Drugs, or the Wrong Place at the Wrong Time?
By Clark Adams | Published on July 28, 2011 | 0 Comments
Of all the illegal drugs people are using these days, which would you say carry the worst consequences during prosecution for criminal charges? According to Clark Adams, Attorney at Law, a Columbus, GA, drug crime defense lawyer, cocaine and methamphetamines are the hardest punished drugs around. Many people might answer heroine, says Adams, but he doesn’t see much of that anymore by comparison (although it made a comeback in the mid-90s). However, it’s not which drugs carry the toughest treatment, but how that treatment plays out, that’s worth an attorney’s attention.
The minimum jail time faced by somebody who was found with methamphetamines is a mandatory ten years in many cases. That’s for the conviction of “possession with intent to distribute” the methamphetamines.

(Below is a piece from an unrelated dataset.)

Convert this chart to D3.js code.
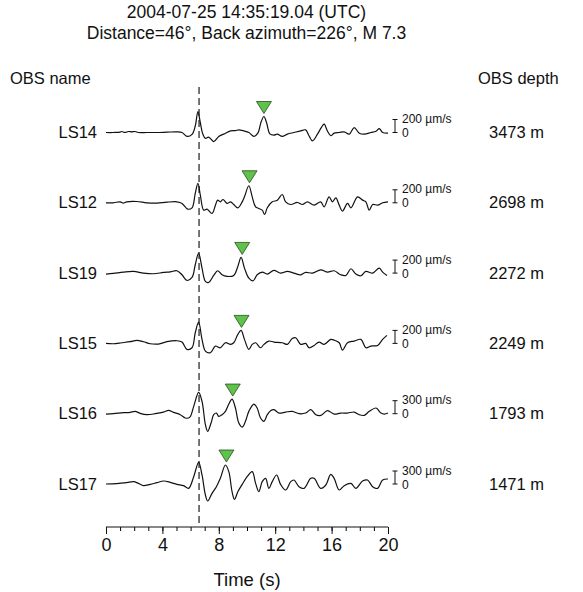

And when the law states “distribute,” it means either selling or giving. Adams makes that distinction because somebody couldn’t argue that they had left the drugs for pickup, but never received payment. The law still applies: Intent to distribute has nothing to do with whether money actually changed hands. What matters is that the methamphetamines were distributed, says the Columbus, GA, drug crime defense lawyer. Additionally, a large quantity of the drug, although never distributed, could lead to the assumption that it was possessed with the intent to distribute, as opposed to simple possession (for personal use).
When working on these cases, Adams adopts a hierarchical approach. He operates in a very methodical way because he has to be sure of everything he discovers in order to serve his client’s best interests. First, Adams scrutinizes the legality of the search and seizure activities that led to the client being intercepted in the first place. Did the policemen have a warrant? If they did, was it valid?—did it have legal support? Did the police officers have probable cause to conduct their activities against Adams’s client?
Recently, the Columbus, GA, drug crime defense lawyer was at a hearing with his client in which the police officers claimed they received a warrant because a confidential informant of theirs attested to the client’s involvement in drugs. When this happens, Adams tries to find out if the same informant has delivered similar or verifiable evidence in the past. He does this to gauge the informant’s credibility. If the informant is indeed unreliable, Adams will expose that fact in court. The process of exposure will show to the judge (and potentially the jury), that the police were using a disingenuous source. The police officers will almost certainly be claiming that the same informant provided leads to massive seizures of caches of drugs in the past. But if they’re stretching the truth, then their case could erode, and shift in favor of Adams’s client.
The next step is to ascertain how the client came in contact with the drugs. If the drugs were in the client’s pocket at the time of arrest, then that’s that, says Adams—it will doubtless look really bad, and the law stipulates a boatload of onus for the client in that situation. But if the client was in the car with other people who were found in possession of illegal substances, then the “equal access rule” applies. That means that if the owner of the car was found with the drugs, law enforcement cannot infer that the passenger is responsible for the drugs. They have to entertain the possibility that the passenger may even have been wholly ignorant of the drugs, says the drug crime defense lawyer in Columbus, GA.
The lesson is that a drug crime cannot simply be accepted at face value alone. There’s some delving to be done to get to the heart of the matter, to interpret events accurately so that the client can best be served.
*Disclaimer: This article is for informational purposes only. You should not rely on this article as a legal opinion on any specific facts or circumstances, and you should not act upon this information without seeking professional counsel. Publication of this article and your receipt of this article does not create an attorney-client relationship.